There was a time when executives in the buttoned-up world of asset management may have balked at documenting their morning exercise routine for social media, as Gray does for his regular posts on LinkedIn.
But a growing number of industry leaders are taking inspiration from financial influencers – or “finfluencers” – and blending market commentary with chatty updates about their lives, in an effort to build trust with institutional and wealth audiences and other stakeholders.
Gray was initially reluctant to engage with social media, he told FundFire, but the firm’s global head of corporate affairs “pushed” him to use LinkedIn at the start of last year. His first posts weren’t “that exciting,” Gray said, but then, inspired by videos he sends to his daughters, he filmed himself jogging past the Sydney Opera House in Australia.

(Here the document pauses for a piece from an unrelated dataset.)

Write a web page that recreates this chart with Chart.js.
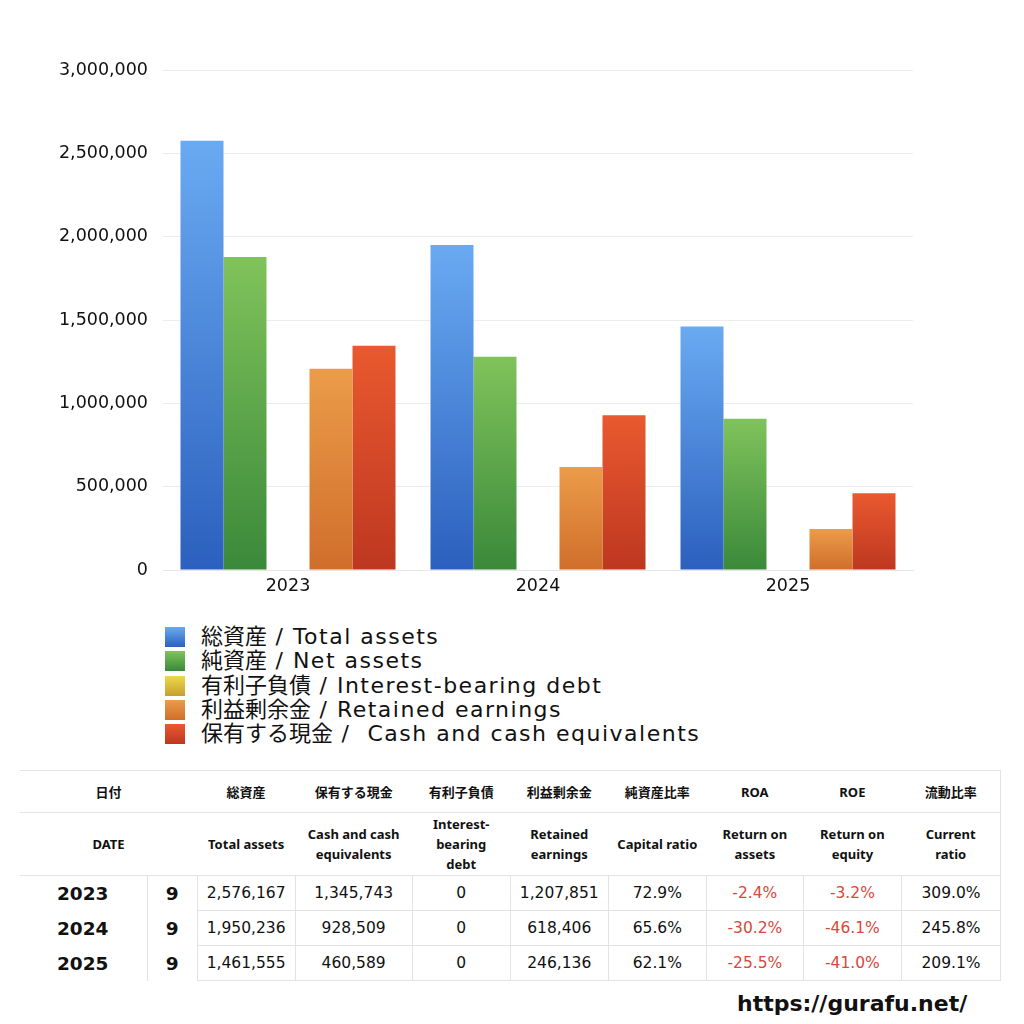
<!DOCTYPE html>
<html>
<head>
<meta charset="utf-8">
<script src="https://cdn.jsdelivr.net/npm/chart.js@4.4.1/dist/chart.umd.min.js"></script>
<style>
  html, body { margin:0; padding:0; background:#fff; }
  body { width:1024px; height:1024px; position:relative; overflow:hidden; font-family:"DejaVu Sans","Noto Sans CJK JP",sans-serif; }
  #chartBox { position:absolute; left:0; top:0; width:1024px; height:610px; }
  #legend { position:absolute; left:165px; top:625px; }
  .lg-item { display:flex; align-items:center; height:24.3px; }
  .lg-box { width:20px; height:20px; margin-right:16px; }
  .lg-text { font-size:22px; color:#111; line-height:24px; white-space:pre; font-family:"DejaVu Sans","Noto Sans CJK JP",sans-serif; }
  .lg-en { letter-spacing:1.5px; }
  table { position:absolute; left:20px; top:770px; width:981px; border-collapse:collapse; table-layout:fixed; color:#111; }
  td { text-align:center; padding:0; }
  tr.h1 td { height:41px; font-size:13px; font-weight:bold; border-top:1px solid #e3e3e3; border-bottom:1px solid #e3e3e3; font-family:"Noto Sans","Noto Sans CJK JP",sans-serif; }
  tr.h2 td { height:62px; font-size:13px; font-weight:bold; line-height:20px; border-bottom:1px solid #e3e3e3; font-family:"Noto Sans","Noto Sans CJK JP",sans-serif; }
  tr.d td { height:34px; font-size:15.5px; border-left:1px solid #e3e3e3; border-bottom:1px solid #e3e3e3; font-family:"DejaVu Sans","Noto Sans CJK JP",sans-serif; }
  tr.d td.yr { font-size:18.5px; font-weight:bold; border-left:none; border-bottom:none; text-align:left; padding-left:37px; }
  tr.d td.mo { font-size:18.5px; font-weight:bold; border-bottom:none; text-align:center; }
  tr.d td.neg { color:#d9483b; }
  .lastcol { border-right:1px solid #e3e3e3; }
  #wm { position:absolute; left:737px; top:991px; font-family:"DejaVu Sans",sans-serif; font-size:22px; font-weight:bold; color:#111; }
</style>
</head>
<body>
<div id="chartBox"><canvas id="c"></canvas></div>
<div id="legend"></div>
<table id="tbl"></table>
<div id="wm">https://gurafu.net/</div>
<script>
// ---- data ----
const categories = ['2023', '2024', '2025'];
const totalAssets = [2576167, 1950236, 1461555];
const netAssets = [1878000, 1279000, 907600];
const interestBearingDebt = [0, 0, 0];
const retainedEarnings = [1207851, 618406, 246136];
const cashEquivalents = [1345743, 928509, 460589];
const seriesLabels = ['総資産 / Total assets', '純資産 / Net assets', '有利子負債 / Interest-bearing debt', '利益剰余金 / Retained earnings', '保有する現金 /  Cash and cash equivalents'];
const yTicks = [0, 500000, 1000000, 1500000, 2000000, 2500000, 3000000];

// table data
const months = ['9', '9', '9'];
const capitalRatio = ['72.9%', '65.6%', '62.1%'];
const roa = ['-2.4%', '-30.2%', '-25.5%'];
const roe = ['-3.2%', '-46.1%', '-41.0%'];
const currentRatio = ['309.0%', '245.8%', '209.1%'];
const headJa = ['総資産', '保有する現金', '有利子負債', '利益剰余金', '純資産比率', 'ROA', 'ROE', '流動比率'];
const headEn = ['Total assets', 'Cash and cash<br>equivalents', 'Interest-<br>bearing<br>debt', 'Retained<br>earnings', 'Capital ratio', 'Return on<br>assets', 'Return on<br>equity', 'Current<br>ratio'];

// ---- styles ----
const gradStops = [
  ['#6aaaf2', '#2b60be'],
  ['#80c35b', '#3a893a'],
  ['#ecd94a', '#c89f2e'],
  ['#eb9c49', '#d06e2b'],
  ['#e9592f', '#bd3720']
];

function barGradient(ctx, i) {
  const chart = ctx.chart;
  const area = chart.chartArea;
  if (!area) return gradStops[i][1];
  const ys = chart.scales.y;
  const v = ctx.raw || 0;
  const top = ys.getPixelForValue(v);
  const bottom = ys.getPixelForValue(0);
  if (bottom - top < 1) return gradStops[i][1];
  const g = chart.ctx.createLinearGradient(0, top, 0, bottom);
  g.addColorStop(0, gradStops[i][0]);
  g.addColorStop(1, gradStops[i][1]);
  return g;
}

const seriesData = [totalAssets, netAssets, interestBearingDebt, retainedEarnings, cashEquivalents];

const datasets = seriesData.map((d, i) => ({
  label: seriesLabels[i],
  data: d,
  backgroundColor: (ctx) => barGradient(ctx, i),
  borderWidth: 0,
  categoryPercentage: 0.86,
  barPercentage: 1.0
}));

const axisFont = '"DejaVu Sans", "Liberation Sans", sans-serif';

new Chart(document.getElementById('c'), {
  type: 'bar',
  data: { labels: categories, datasets },
  options: {
    responsive: true,
    maintainAspectRatio: false,
    animation: false,
    layout: { padding: { left: 0, top: 70, right: 111, bottom: 0 } },
    plugins: { legend: { display: false }, tooltip: { enabled: false } },
    scales: {
      x: {
        grid: { display: false, drawTicks: false },
        border: { display: true, color: '#e6e6e6' },
        ticks: { color: '#111', font: { family: axisFont, size: 17.5 }, padding: 6 },
        afterFit: (s) => { s.height = 40; }
      },
      y: {
        min: 0, max: 3000000,
        afterBuildTicks: (s) => { s.ticks = yTicks.map(v => ({ value: v })); },
        grid: { color: '#ececec', drawTicks: false },
        border: { display: false },
        ticks: {
          color: '#111',
          font: { family: axisFont, size: 17.5 },
          padding: 15,
          callback: (v) => Number(v).toLocaleString('en-US')
        },
        afterFit: (s) => { s.width = 163; }
      }
    }
  }
});

// ---- legend (HTML, built from series) ----
const lg = document.getElementById('legend');
seriesLabels.forEach((t, i) => {
  const it = document.createElement('div');
  it.className = 'lg-item';
  it.innerHTML = '<div class="lg-box" style="background:linear-gradient(' + gradStops[i][0] + ',' + gradStops[i][1] + ')"></div><div class="lg-text"><span class="lg-ja"></span><span class="lg-en"></span></div>';
  const cut = t.indexOf(' /');
  it.querySelector('.lg-ja').textContent = t.slice(0, cut);
  it.querySelector('.lg-en').textContent = t.slice(cut);
  lg.appendChild(it);
});

// ---- table ----
const fmt = (n) => n.toLocaleString('en-US');
let html = '<colgroup><col style="width:127px"><col style="width:50px"><col style="width:98px"><col style="width:117px"><col style="width:98px"><col style="width:98px"><col style="width:98px"><col style="width:97px"><col style="width:98px"><col style="width:99px"></colgroup>';
html += '<tr class="h1"><td colspan="2">日付</td>' + headJa.map((h, i) => '<td' + (i === headJa.length - 1 ? ' class="lastcol"' : '') + '>' + h + '</td>').join('') + '</tr>';
html += '<tr class="h2"><td colspan="2">DATE</td>' + headEn.map((h, i) => '<td' + (i === headEn.length - 1 ? ' class="lastcol"' : '') + '>' + h + '</td>').join('') + '</tr>';
categories.forEach((y, r) => {
  const cells = [
    [fmt(totalAssets[r]), ''],
    [fmt(cashEquivalents[r]), ''],
    [fmt(interestBearingDebt[r]), ''],
    [fmt(retainedEarnings[r]), ''],
    [capitalRatio[r], ''],
    [roa[r], roa[r].startsWith('-') ? 'neg' : ''],
    [roe[r], roe[r].startsWith('-') ? 'neg' : ''],
    [currentRatio[r], 'lastcol']
  ];
  html += '<tr class="d"><td class="yr">' + y + '</td><td class="mo">' + months[r] + '</td>' +
    cells.map(c => '<td class="' + c[1] + '">' + c[0] + '</td>').join('') + '</tr>';
});
document.getElementById('tbl').innerHTML = html;
</script>
</body>
</html>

That post “sort of went viral,” he said. “I was like, ‘OK, if that works there, let’s try it in Tokyo and Bentonville, Arkansas, and London and Paris and all over.'”
Gray’s set-up is low tech; most of the time, he films solo with his iPhone.
Yet the format has proven to be an “incredibly effective means of connecting with other people and telling our Blackstone story and… humanizing what we do,” he said.
Executives have begun to share more of their personalities in a bid to humanize their brands and connect directly with their stakeholders, said Eric Hazard, a managing director at communications consultant Vested. “It’s a big shift, and it’s happened pretty rapidly.”
One of the advantages of LinkedIn is that executives can control their message “100%” of the time, he noted.
Over the next five years, Hazard believes industry executives will increasingly resemble finfluencers – though they will be sharing financial content “from a position of authority,” he added.